Quantum vs. Geometric Disorder in a Two-Dimensional Heisenberg Antiferromagnet

TL;DR

This study investigates how quantum and geometric disorder affect a two-dimensional Heisenberg antiferromagnet, revealing a quantum critical point influenced by impurity concentration and bilayer coupling.

Contribution

It introduces a numerical analysis of the phase diagram considering both quantum and geometric disorder, identifying a multicritical point at the percolation threshold.

Findings

Existence of a multicritical point at small bilayer coupling g_m = 0.15(3).

Ground state phase diagram as a function of impurity concentration p and coupling g.

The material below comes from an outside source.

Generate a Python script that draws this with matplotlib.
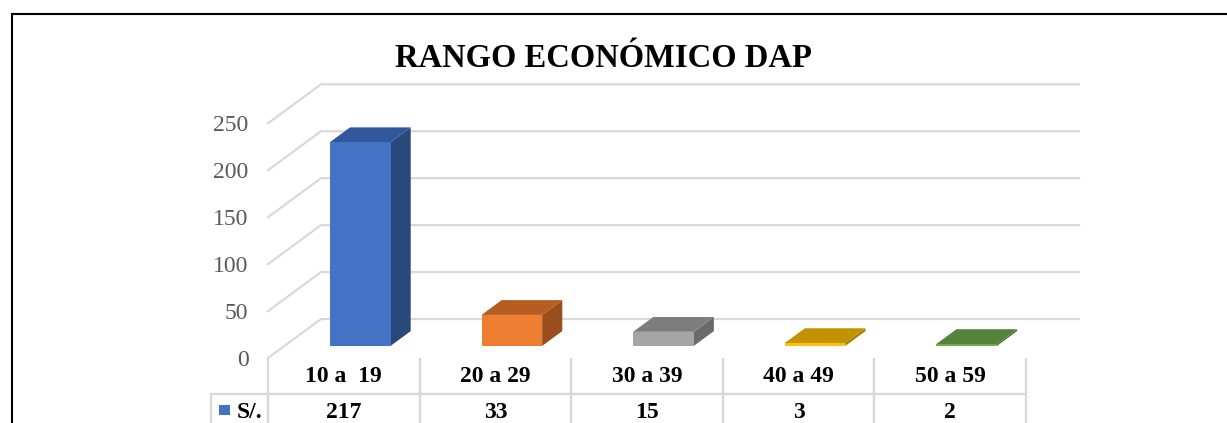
import matplotlib
matplotlib.use('Agg')
import matplotlib.pyplot as plt
from matplotlib.patches import Polygon, Rectangle

plt.rcParams['font.family'] = 'Liberation Serif'

# datos
rangos = ['10 a  19', '20 a 29', '30 a 39', '40 a 49', '50 a 59']
valores = [217, 33, 15, 3, 2]
serie = 'S/.'
yticks = [0, 50, 100, 150, 200, 250]

# colores de cada barra: frente, tapa, costado
frente = ['#4472C4', '#ED7D31', '#A5A5A5', '#FFC000', '#70AD47']
tapa = ['#31589C', '#B65E21', '#7D7D7D', '#C29200', '#55833A']
costado = ['#2A4879', '#9A4E1B', '#6A6A6A', '#A57C00', '#497130']
grid_c = '#D9D9D9'

W, H = 1227, 423
fig = plt.figure(figsize=(W / 100, H / 100), dpi=100)

# plano frontal del grafico (pixeles)
x_izq, x_der = 268, 1026
y_cero, y_top = 358, 123.3
ax = fig.add_axes([x_izq / W, (H - y_cero) / H, (x_der - x_izq) / W, (y_cero - y_top) / H])
ax.set_xlim(-0.5, len(rangos) - 0.5)
ax.set_ylim(0, 250)
for s in ax.spines.values():
    s.set_visible(False)
ax.set_xticks([])
ax.set_yticks(yticks)
ax.tick_params(axis='y', length=0, pad=14, labelsize=17, labelcolor='#595959')

# profundidad del piso en unidades de datos
px_x = (x_der - x_izq) / len(rangos)
px_y = (y_cero - y_top) / 250
prof_x = 53 / px_x
prof_y = 39 / px_y

# lineas de la pared del fondo
for v in yticks:
    ax.plot([-0.5, -0.5 + prof_x, len(rangos) - 0.5 + prof_x],
            [v, v + prof_y, v + prof_y],
            color=grid_c, lw=1.6, clip_on=False, zorder=0)

# barras 3d
ancho = 0.40
f0, f1 = 0.31, 0.69
dx = (f1 - f0) * prof_x
dy = (f1 - f0) * prof_y
for i, v in enumerate(valores):
    x0 = i - ancho / 2 + f0 * prof_x
    y0 = f0 * prof_y
    x1 = x0 + ancho
    cara = Polygon([(x0, y0), (x1, y0), (x1, y0 + v), (x0, y0 + v)],
                   closed=True, fc=frente[i], ec='none', clip_on=False, zorder=3)
    arriba = Polygon([(x0, y0 + v), (x1, y0 + v), (x1 + dx, y0 + v + dy), (x0 + dx, y0 + v + dy)],
                     closed=True, fc=tapa[i], ec='none', clip_on=False, zorder=3)
    lado = Polygon([(x1, y0), (x1 + dx, y0 + dy), (x1 + dx, y0 + v + dy), (x1, y0 + v)],
                   closed=True, fc=costado[i], ec='none', clip_on=False, zorder=3)
    for p in (lado, arriba, cara):
        ax.add_patch(p)

# tabla de datos (primera columna = nombre de la serie)
w_ax = x_der - x_izq
h_ax = y_cero - y_top
etiqueta_px = 57
col_w = [etiqueta_px / w_ax] + [1 / len(rangos)] * len(rangos)
alto_fila = 36 / h_ax
tabla = ax.table(cellText=[[serie] + [str(v) for v in valores]],
                 colLabels=[''] + rangos, colWidths=col_w, cellLoc='center',
                 bbox=[-etiqueta_px / w_ax, -2 * alto_fila, 1 + etiqueta_px / w_ax, 2 * alto_fila])
tabla.auto_set_font_size(False)
for (r, c), celda in tabla.get_celld().items():
    celda.set_edgecolor(grid_c)
    celda.set_linewidth(1.6)
    celda.set_facecolor('none')
    txt = celda.get_text()
    txt.set_fontsize(17)
    txt.set_fontweight('bold')
    txt.set_color('black')
    if r == 0:
        celda.visible_edges = '' if c == 0 else 'LRB'
    else:
        celda.visible_edges = 'closed'
        if c == 0:
            celda._loc = 'right'
            txt.set_horizontalalignment('right')

# marca de la serie en la tabla
ax.add_patch(Rectangle((-49 / w_ax, -57 / h_ax), 11 / w_ax, 10 / h_ax,
                       transform=ax.transAxes, fc=frente[0], ec='none', clip_on=False))

# titulo
fig.text(603.5 / W, 1 - 67 / H, 'RANGO ECONÓMICO DAP', ha='center', va='baseline',
         fontsize=23.5, fontweight='bold')

# borde del area
fig.add_artist(Rectangle((12 / W, -0.05), 1.1, 1 - 14 / H + 0.05, transform=fig.transFigure,
                         fc='none', ec='black', lw=1.5))

fig.savefig('out.png', dpi=100)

Magnetic properties near the percolation threshold are influenced by proximity to the quantum critical point.

Abstract

We present a numerical study of the spin-1/2 bilayer Heisenberg antiferromagnet with random interlayer dimer dilution. From the temperature dependence of the uniform susceptibility and a scaling analysis of the spin correlation length we deduce the ground state phase diagram as a function of nonmagnetic impurity concentration p and bilayer coupling g. At the site percolation threshold, there exists a multicritical point at small but nonzero bilayer coupling g_m = 0.15(3). The magnetic properties of the single-layer material La_2Cu_{1-p}(Zn,Mg)_pO_4 near the percolation threshold appear to be controlled by the proximity to this new quantum critical point.